Six years later, Cardano published Ars Magna, which included Tartaglias’ formula. From one point of view, one could conclude that Cardano was merely acting on the new philosophies of the Renaissance, and that, in complaining about the publishing of his formula, Tartaglia was merely clinging to the medieval views about mathematics, which were much less efficient in producing mathematics, and even more unfair in assigning credit where it was due.
Some of the trends of keeping mathematical advancements out of the public eye were still occurring during the Italian Renaissance. Until the printing press became popular in the mid-sixteenth century, it was common practice to keep mathematical knowledge a secret within a mathematician’s family, and, at the most, to share it with one’s apprentices. The primary reason is that mathematical contests, such as the contest between Tartaglia and Fiore, were still common practice among mathematical scholars. Mathematical knowledge could be a powerful weapon until it was exposed to the public.
Four and a half centuries have elapsed since the discovery of complex, or ‘imaginary’ numbers, a discovery which ultimately has had a profound impact on the whole of mathematics, unifying much that had previously seemed disparate and explaining much that had previously been inexplicable. Far from being embraced, complex numbers were initially greeted with suspicion, confusion and even hostility. Cardano’s Ars Magna (1545) is traditionally taken to be the birth certificate of complex numbers. It may seem a little strange therefore that he introduced them only to dismiss them with the comment ‘they are as subtle as they are useless’. Building on the work of del Ferro and Tartaglia, Cardano’s Ars Magna showed cubic equations could be solved by the remarkable formula.
When considering the problem Cardano encountered a solution which required the square root of -121, i.e. a negative number. Such a solution was called a casus irreducibilis. Cardano was aware that negative numbers did not possess square roots but he also knew that x=4 was a solution to the above equation. “He was not able to make sense of this paradox; he had, as it were, blundered into the minefield of complex numbers.” (Hollingdale)
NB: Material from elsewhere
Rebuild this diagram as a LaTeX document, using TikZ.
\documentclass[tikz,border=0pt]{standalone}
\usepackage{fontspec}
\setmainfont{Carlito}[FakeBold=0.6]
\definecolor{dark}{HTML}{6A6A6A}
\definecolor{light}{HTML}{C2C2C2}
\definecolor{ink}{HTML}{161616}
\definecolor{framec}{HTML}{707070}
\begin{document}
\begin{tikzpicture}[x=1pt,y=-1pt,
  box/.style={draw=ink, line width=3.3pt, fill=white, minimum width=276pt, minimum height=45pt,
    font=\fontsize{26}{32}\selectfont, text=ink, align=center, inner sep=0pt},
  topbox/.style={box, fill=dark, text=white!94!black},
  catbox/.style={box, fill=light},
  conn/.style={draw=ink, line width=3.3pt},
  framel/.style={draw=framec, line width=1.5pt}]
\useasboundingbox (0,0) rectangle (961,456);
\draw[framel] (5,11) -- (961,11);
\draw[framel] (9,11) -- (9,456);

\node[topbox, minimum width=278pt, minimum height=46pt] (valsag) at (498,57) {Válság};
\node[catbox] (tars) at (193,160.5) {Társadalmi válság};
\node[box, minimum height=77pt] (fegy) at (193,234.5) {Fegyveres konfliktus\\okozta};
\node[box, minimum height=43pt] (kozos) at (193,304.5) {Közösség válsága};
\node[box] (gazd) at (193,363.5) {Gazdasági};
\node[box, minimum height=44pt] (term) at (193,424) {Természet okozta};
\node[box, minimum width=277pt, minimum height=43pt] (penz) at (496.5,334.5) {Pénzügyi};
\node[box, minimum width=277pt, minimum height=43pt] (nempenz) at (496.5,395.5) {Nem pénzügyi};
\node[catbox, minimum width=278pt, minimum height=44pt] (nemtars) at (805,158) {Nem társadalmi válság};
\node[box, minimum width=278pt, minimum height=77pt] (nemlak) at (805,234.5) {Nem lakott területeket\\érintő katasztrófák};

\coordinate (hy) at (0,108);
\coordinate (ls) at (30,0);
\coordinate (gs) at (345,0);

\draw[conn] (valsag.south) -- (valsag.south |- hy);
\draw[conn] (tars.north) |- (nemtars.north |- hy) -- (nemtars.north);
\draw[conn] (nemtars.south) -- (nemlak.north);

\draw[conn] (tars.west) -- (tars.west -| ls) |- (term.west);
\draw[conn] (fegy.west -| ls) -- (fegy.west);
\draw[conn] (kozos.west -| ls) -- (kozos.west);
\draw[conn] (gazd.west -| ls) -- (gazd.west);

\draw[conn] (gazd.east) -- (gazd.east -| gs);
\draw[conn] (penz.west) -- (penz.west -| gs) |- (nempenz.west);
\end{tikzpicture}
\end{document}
Clearly the challenge presented by the existence of complex numbers could not be ignored much longer. Bombelli was the first mathematician bold enough to accept the existence of imaginary numbers, and hence to throw some light on the puzzle of irreducible cubic equations. While complex numbers themselves remained mysterious, Bombelli’s work on cubic equations established that real problems required complex arithmetic for their solution.
“In proving the reality of the roots of the cubic , Bombelli demonstrated the extraordinary fact that real numbers could be engendered by imaginary numbers.”(Burton) It was because of the study and development of the cubic equation that imaginary numbers lost some of their mystical character. However, just as with the birth, the subsequent development of the theory was inextricably bound with the progress in other areas of mathematics. The Battle of the Scholars – Public Contests At the turn of the sixteenth century in Italy, a teacher of mathematics lived in a highly competitive world.
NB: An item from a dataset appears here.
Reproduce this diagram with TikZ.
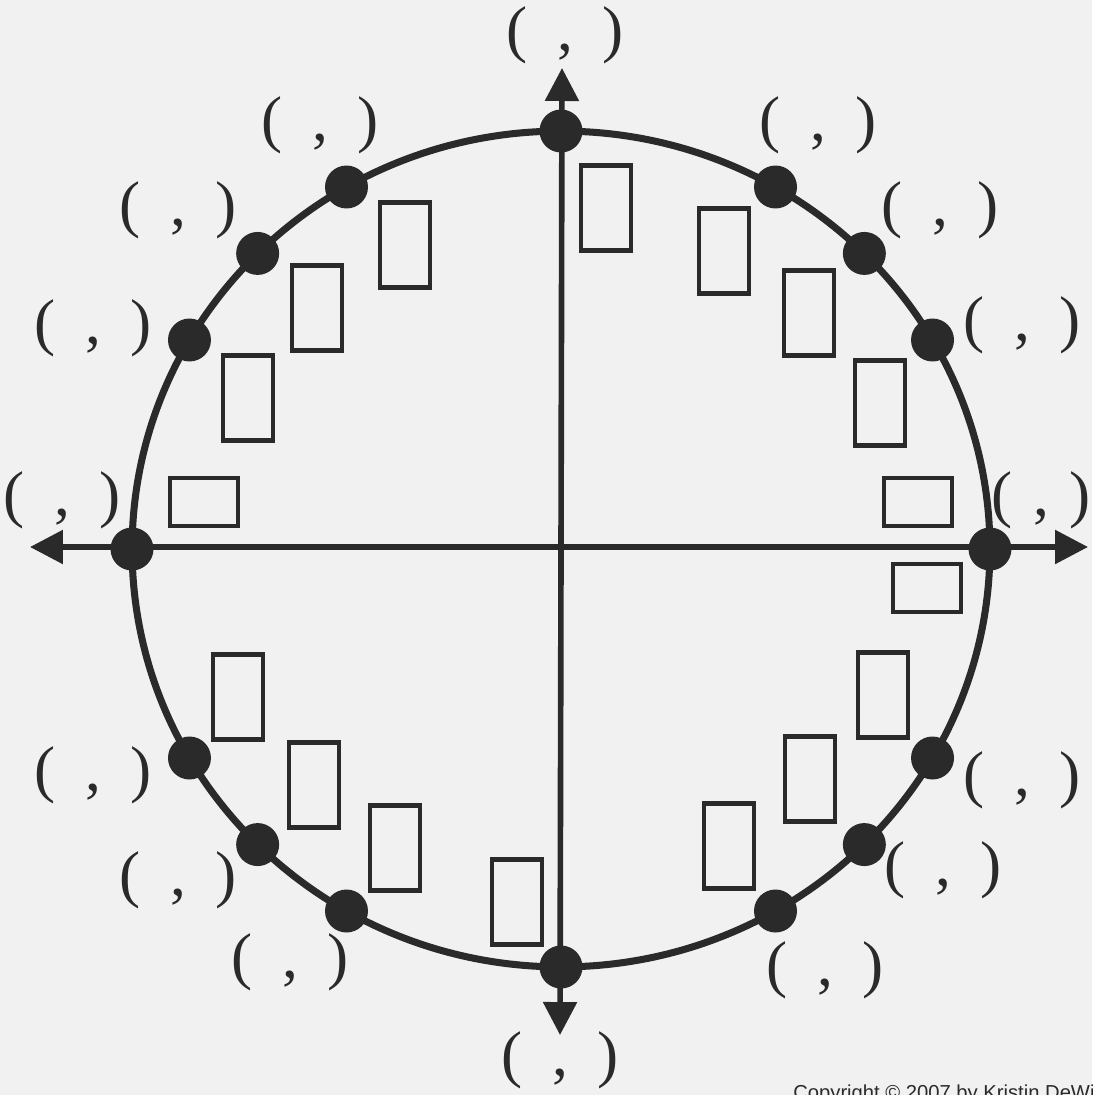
\documentclass[tikz,border=0pt]{standalone}
\usepackage{fontspec}
\setmainfont{Liberation Serif}
\newfontfamily\copyfont{Liberation Sans}
\usepackage{xcolor}
\usetikzlibrary{arrows.meta,positioning}
\definecolor{inkgray}{HTML}{2A2A2A}
\definecolor{paper}{HTML}{F1F1F1}
\newcommand{\pairlabel}{(\hspace{0.6cm},\hspace{0.6cm})}

\tikzset{
    dot/.style={circle, fill=inkgray, inner sep=0pt, minimum size=0.86cm},
    tallbox/.style={draw=inkgray, line width=2.7pt, minimum width=1.0cm, minimum height=1.7cm, inner sep=0pt},
    widebox/.style={draw=inkgray, line width=2.7pt, minimum width=1.36cm, minimum height=0.96cm, inner sep=0pt},
    pairtext/.style={text=inkgray, font=\fontsize{36}{40}\selectfont, inner sep=0pt},
    axis/.style={draw=inkgray, line width=3.2pt, {Triangle[length=0.66cm,width=0.66cm]}-{Triangle[length=0.66cm,width=0.66cm]}}
}

\begin{document}
\begin{tikzpicture}[x=0.02cm, y=-0.02cm]
    % Page
    \fill[paper] (0,0) rectangle (1092,1095);
    \useasboundingbox (0,0) rectangle (1092,1095);
    % Circle
    \coordinate (c) at (561,549);
    \draw[inkgray, line width=4pt] (c) ellipse [x radius=8.58cm, y radius=8.36cm];
    % Axes
    \coordinate (xl) at (30,547);
    \coordinate (xr) at (1088,547);
    \coordinate (yt) at (562,68);
    \coordinate (yb) at (560,1035);
    \draw[axis] (xl) -- (xr);
    \draw[axis] (yb) -- (yt);
    % Points on the circle
    \foreach \a in {0,30,45,60,90,120,135,150,180,210,225,240,270,300,315,330} {
        \node[dot] (p\a) at ({561+429*cos(\a)}, {549-418*sin(\a)}) {};
    }
    % Answer boxes
    \node[tallbox] (b90) at (606,208) {};
    \node[tallbox] (b60) at (724,251) {};
    \node[tallbox] (b45) at (809,313) {};
    \node[tallbox] (b30) at (880,403) {};
    \node[widebox] (b0) at (918,502) {};
    \node[widebox] (b360) at (927,588) {};
    \node[tallbox] (b330) at (883,695) {};
    \node[tallbox] (b315) at (810,779) {};
    \node[tallbox] (b300) at (729,846) {};
    \node[tallbox] (b270) at (517,902) {};
    \node[tallbox] (b240) at (395,848) {};
    \node[tallbox] (b225) at (314,785) {};
    \node[tallbox] (b210) at (238,697) {};
    \node[widebox] (b180) at (204,502) {};
    \node[tallbox] (b150) at (248,398) {};
    \node[tallbox] (b135) at (317,308) {};
    \node[tallbox] (b120) at (405,245) {};
    % Coordinate pairs
    \node[pairtext] (l90) at (565,35) {\pairlabel};
    \node[pairtext] (l60) at (818,125) {\pairlabel};
    \node[pairtext] (l45) at (940,210) {\pairlabel};
    \node[pairtext] (l30) at (1022,325) {\pairlabel};
    \node[pairtext] (l0) at (1041,500) {(\hspace{0.42cm},\hspace{0.42cm})};
    \node[pairtext] (l330) at (1022,780) {\pairlabel};
    \node[pairtext] (l315) at (943,870) {\pairlabel};
    \node[pairtext] (l300) at (825,970) {\pairlabel};
    \node[pairtext] (l270) at (560,1060) {\pairlabel};
    \node[pairtext] (l240) at (290,962) {\pairlabel};
    \node[pairtext] (l225) at (178,880) {\pairlabel};
    \node[pairtext] (l210) at (93,775) {\pairlabel};
    \node[pairtext] (l180) at (62,500) {\pairlabel};
    \node[pairtext] (l150) at (93,328) {\pairlabel};
    \node[pairtext] (l135) at (178,210) {\pairlabel};
    \node[pairtext] (l120) at (320,125) {\pairlabel};
    % Copyright line (cut by page edge)
    \node[anchor=base west, inner sep=0pt, text=inkgray, font=\copyfont\fontsize{11.5}{13}\selectfont] (copy) at (793,1099) {Copyright © 2007 by Kristin DeWitt};
\end{tikzpicture}
\end{document}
At this time, students paid their professors directly for each course they took. Thus, if they became dissatisfied with the level or quality of instruction, payment could be summarily suspended, and the instructor could be forced to leave the school and even the town. To uphold their reputations and to insure their livelihoods, professors engaged in public contests, which were commonplace among mathematical scholars. The contests had a huge influence on scholars, first because the prize was often a considerable sum of money, and second because positions at universities were not tenured, and maintaining professorships depended heavily on one’s performance in contests.
These contests were generally initiated by an underdog who proposed a series of problems to an established figure. The better-known mathematician then prepared a comparable set of examples for the challenger. After a predetermined length of time, the participants came together in public to present their solutions, the one with the greater number of correct answers taking the contest. In such an atmosphere, the guardian of a new solution or technique gained a distinct advantage over potential opponents and enjoyed job security by virtue of his secret. Given the system, it was simply not in one’s best interests to publicize major discoveries.
Tartaglia was a strong proponent of this attitude towards secrecy. In addition to his contest with Fiore, Tartaglia participated in a large number of public contests, in which he was quite successful. In fact, he made a large part of his living from the prize money he received from public disputes and contests. Indeed, the study of the cubic equation certainly helped to revive the zest and vigour which early day mathematicians experienced. Let it be said that Italy has spawned some of the world’s greatest artists, for in the renaissance, Italy saw the development of some of histories most magical artists – determined pure mathematicians.